A este vacío estructural se sumó un error no forzado que suele ser letal: la confusión entre el círculo afectivo y el mando estratégico. En política de alto nivel, los peores asesores suelen ser quienes tienen más cercanía emocional y menos distancia crítica. La campaña de Salvador sufrió el peso de un entorno íntimo —personificado en figuras como Iroshka Elvir— que, con intención o sin ella, terminó desplazando al criterio profesional. Intentar microgestionar una elección presidencial sin experiencia técnica, y forzar alianzas antinaturales (como el coqueteo final con Libre) en momentos de desesperación, no fue ayuda; fue asfixia. Cuando la familia toma el timón operativo, la estrategia suele naufragar en el mar de la improvisación.

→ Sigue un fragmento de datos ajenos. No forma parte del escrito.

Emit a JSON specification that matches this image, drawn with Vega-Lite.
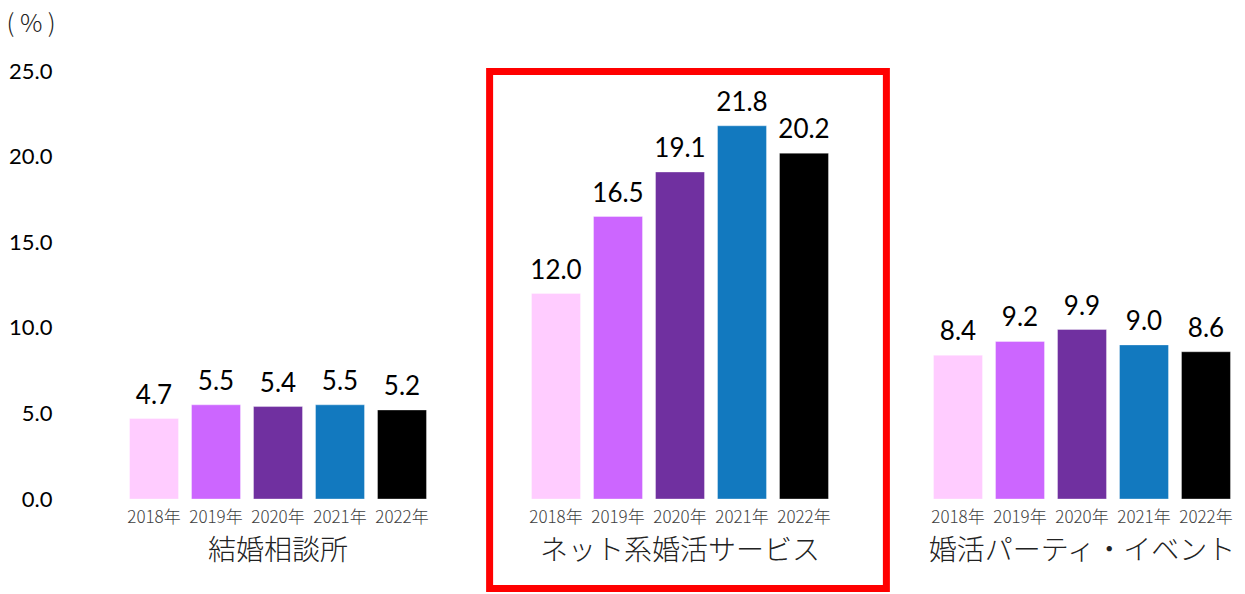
{
  "$schema": "https://vega.github.io/schema/vega-lite/v6.json",
  "autosize": "none",
  "width": 1120,
  "height": 428,
  "padding": {"left": 120, "top": 71, "right": 5, "bottom": 95},
  "background": "white",
  "config": {"view": {"stroke": null}},
  "datasets": {
    "bars": [
      {"group": "結婚相談所", "year": "2018年", "value": 4.7},
      {"group": "結婚相談所", "year": "2019年", "value": 5.5},
      {"group": "結婚相談所", "year": "2020年", "value": 5.4},
      {"group": "結婚相談所", "year": "2021年", "value": 5.5},
      {"group": "結婚相談所", "year": "2022年", "value": 5.2},
      {"group": "ネット系婚活サービス", "year": "2018年", "value": 12.0},
      {"group": "ネット系婚活サービス", "year": "2019年", "value": 16.5},
      {"group": "ネット系婚活サービス", "year": "2020年", "value": 19.1},
      {"group": "ネット系婚活サービス", "year": "2021年", "value": 21.8},
      {"group": "ネット系婚活サービス", "year": "2022年", "value": 20.2},
      {"group": "婚活パーティ・イベント", "year": "2018年", "value": 8.4},
      {"group": "婚活パーティ・イベント", "year": "2019年", "value": 9.2},
      {"group": "婚活パーティ・イベント", "year": "2020年", "value": 9.9},
      {"group": "婚活パーティ・イベント", "year": "2021年", "value": 9.0},
      {"group": "婚活パーティ・イベント", "year": "2022年", "value": 8.6}
    ],
    "highlight": [
      {"group": "ネット系婚活サービス", "top": 24.97, "bottom": -5.23}
    ]
  },
  "layer": [
    {
      "data": {"name": "bars"},
      "mark": {"type": "bar", "stroke": "#ffffff", "strokeOpacity": 0.35, "strokeWidth": 1},
      "encoding": {
        "x": {
          "field": "group", "type": "nominal", "sort": null,
          "scale": {"domain": ["結婚相談所", "ネット系婚活サービス", "婚活パーティ・イベント"], "paddingInner": 0.2289, "paddingOuter": 0.0075},
          "axis": {"title": null, "domain": false, "ticks": false, "tickSize": 0, "labelAngle": 0, "labelLimit": 0, "labelPadding": 38, "labelBaseline": "top", "labelFont": "Noto Sans CJK JP", "labelFontWeight": 300, "labelFontSize": 28, "labelColor": "#222222"}
        },
        "xOffset": {
          "field": "year", "type": "nominal", "sort": null,
          "scale": {"paddingInner": 0.21, "paddingOuter": 0.105}
        },
        "y": {
          "field": "value", "type": "quantitative",
          "scale": {"domain": [0, 25], "nice": false, "zero": true},
          "axis": {
            "values": [0, 5, 10, 15, 20, 25], "format": ".1f", "grid": false, "domain": false, "ticks": false, "tickSize": 0,
            "offset": 60, "labelPadding": 8, "labelFont": "Lato", "labelFontSize": 22, "labelColor": "#000000",
            "title": "( % )", "titleAngle": 0, "titleAlign": "left", "titleBaseline": "middle", "titleX": -54, "titleY": -48,
            "titleFont": "Noto Sans CJK JP", "titleFontSize": 25, "titleFontWeight": 300, "titleColor": "#222222"
          }
        },
        "color": {
          "field": "year", "type": "nominal", "legend": null,
          "scale": {"domain": ["2018年", "2019年", "2020年", "2021年", "2022年"], "range": ["#FFCCFF", "#CC66FF", "#7030A0", "#1279BF", "#000000"]}
        }
      }
    },
    {
      "data": {"name": "bars"},
      "mark": {"type": "text", "baseline": "alphabetic", "dy": -15, "font": "Lato", "fontSize": 26, "color": "#000000"},
      "encoding": {
        "x": {"field": "group", "type": "nominal", "sort": null},
        "xOffset": {"field": "year", "type": "nominal", "sort": null},
        "y": {"field": "value", "type": "quantitative"},
        "text": {"field": "value", "type": "quantitative", "format": ".1f"}
      }
    },
    {
      "data": {"name": "bars"},
      "mark": {"type": "text", "baseline": "middle", "dy": 19, "font": "Noto Sans CJK JP", "fontSize": 17, "fontWeight": 300, "color": "#404040"},
      "encoding": {
        "x": {"field": "group", "type": "nominal", "sort": null},
        "xOffset": {"field": "year", "type": "nominal", "sort": null},
        "y": {"datum": 0, "type": "quantitative"},
        "text": {"field": "year", "type": "nominal"}
      }
    },
    {
      "data": {"name": "highlight"},
      "mark": {"type": "bar", "fill": null, "fillOpacity": 0, "stroke": "#FF0000", "strokeWidth": 7, "width": {"band": 1.28}, "xOffset": 8},
      "encoding": {
        "x": {"field": "group", "type": "nominal", "sort": null},
        "y": {"field": "top", "type": "quantitative"},
        "y2": {"field": "bottom"}
      }
    }
  ]
}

La lección es incómoda, pero necesaria: el discurso anticorrupción es estéril si no se traduce en tres capacidades básicas:

Gestión creíble (equipo, plan, prioridades, capacidad técnica real).
Estructura territorial (movilización, defensa del voto, red local).
Gobernanza interna partidaria y de la campaña (método, disciplina, decisiones profesionales, control del ruido).
Cuando esas tres cosas fallan, el candidato no pierde por un “fraude místico” ni por una conspiración inevitable: pierde porque llega desarmado al único terreno que decide elecciones cerradas.

Si el resultado se consolida, Honduras no habrá “elegido la corrupción” por gusto; habrá elegido —para bien o para mal— la opción que percibe como más funcional en un entorno de miedo, precariedad y cansancio. Eso no es una celebración moral: es un diagnóstico político.

Y ese diagnóstico deja un vacío: con Salvador debilitado, la oposición futura (sea desde donde sea) tendrá que aprender que para competir no basta con “tener las manos limpias”. Hay que tenerlas ocupadas construyendo poder real, ordenando la casa y armando una estructura que no dependa de carisma, indignación o fe.

Al final, el país habló en su idioma más pragmático posible: la organización venció al sermón.